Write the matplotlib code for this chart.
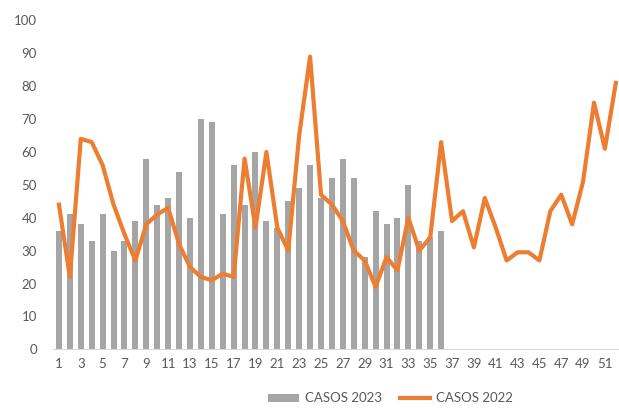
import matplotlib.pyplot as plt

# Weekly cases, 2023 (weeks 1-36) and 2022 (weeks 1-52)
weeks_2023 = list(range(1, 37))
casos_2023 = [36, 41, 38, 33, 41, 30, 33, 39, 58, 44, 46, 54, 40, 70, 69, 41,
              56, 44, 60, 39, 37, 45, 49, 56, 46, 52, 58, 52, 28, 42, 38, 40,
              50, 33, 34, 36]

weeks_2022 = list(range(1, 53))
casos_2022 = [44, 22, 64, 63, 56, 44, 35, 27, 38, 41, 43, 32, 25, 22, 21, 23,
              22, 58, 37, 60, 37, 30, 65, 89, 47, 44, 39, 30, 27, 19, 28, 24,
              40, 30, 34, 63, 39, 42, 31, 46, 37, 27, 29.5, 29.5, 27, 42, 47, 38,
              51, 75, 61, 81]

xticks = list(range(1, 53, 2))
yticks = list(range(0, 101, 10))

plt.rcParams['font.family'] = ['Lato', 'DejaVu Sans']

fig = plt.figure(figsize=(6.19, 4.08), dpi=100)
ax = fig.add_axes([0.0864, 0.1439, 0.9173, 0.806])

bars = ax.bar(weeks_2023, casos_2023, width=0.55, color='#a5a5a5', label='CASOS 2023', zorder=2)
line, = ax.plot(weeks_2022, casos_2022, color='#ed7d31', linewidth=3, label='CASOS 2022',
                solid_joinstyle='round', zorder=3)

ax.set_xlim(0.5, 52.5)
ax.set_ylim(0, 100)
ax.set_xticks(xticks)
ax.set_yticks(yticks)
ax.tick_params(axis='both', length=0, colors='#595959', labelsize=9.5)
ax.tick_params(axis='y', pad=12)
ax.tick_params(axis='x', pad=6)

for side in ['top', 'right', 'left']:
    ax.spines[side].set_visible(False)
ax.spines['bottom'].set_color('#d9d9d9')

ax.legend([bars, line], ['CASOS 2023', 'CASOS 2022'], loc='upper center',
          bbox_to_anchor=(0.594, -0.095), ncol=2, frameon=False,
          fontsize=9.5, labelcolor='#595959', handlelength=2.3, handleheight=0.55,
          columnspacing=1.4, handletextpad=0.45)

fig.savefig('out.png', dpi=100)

### What to do
Write out the lines from the start of the material to the line with "ax = fig.add_axes([0.0864, 0.1439, 0.9173, 0.806])", inclusive and exactly. Skip the pictures.

### Answer to this exercise
Write the matplotlib code for this chart.
import matplotlib.pyplot as plt

# Weekly cases, 2023 (weeks 1-36) and 2022 (weeks 1-52)
weeks_2023 = list(range(1, 37))
casos_2023 = [36, 41, 38, 33, 41, 30, 33, 39, 58, 44, 46, 54, 40, 70, 69, 41,
              56, 44, 60, 39, 37, 45, 49, 56, 46, 52, 58, 52, 28, 42, 38, 40,
              50, 33, 34, 36]

weeks_2022 = list(range(1, 53))
casos_2022 = [44, 22, 64, 63, 56, 44, 35, 27, 38, 41, 43, 32, 25, 22, 21, 23,
              22, 58, 37, 60, 37, 30, 65, 89, 47, 44, 39, 30, 27, 19, 28, 24,
              40, 30, 34, 63, 39, 42, 31, 46, 37, 27, 29.5, 29.5, 27, 42, 47, 38,
              51, 75, 61, 81]

xticks = list(range(1, 53, 2))
yticks = list(range(0, 101, 10))

plt.rcParams['font.family'] = ['Lato', 'DejaVu Sans']

fig = plt.figure(figsize=(6.19, 4.08), dpi=100)
ax = fig.add_axes([0.0864, 0.1439, 0.9173, 0.806])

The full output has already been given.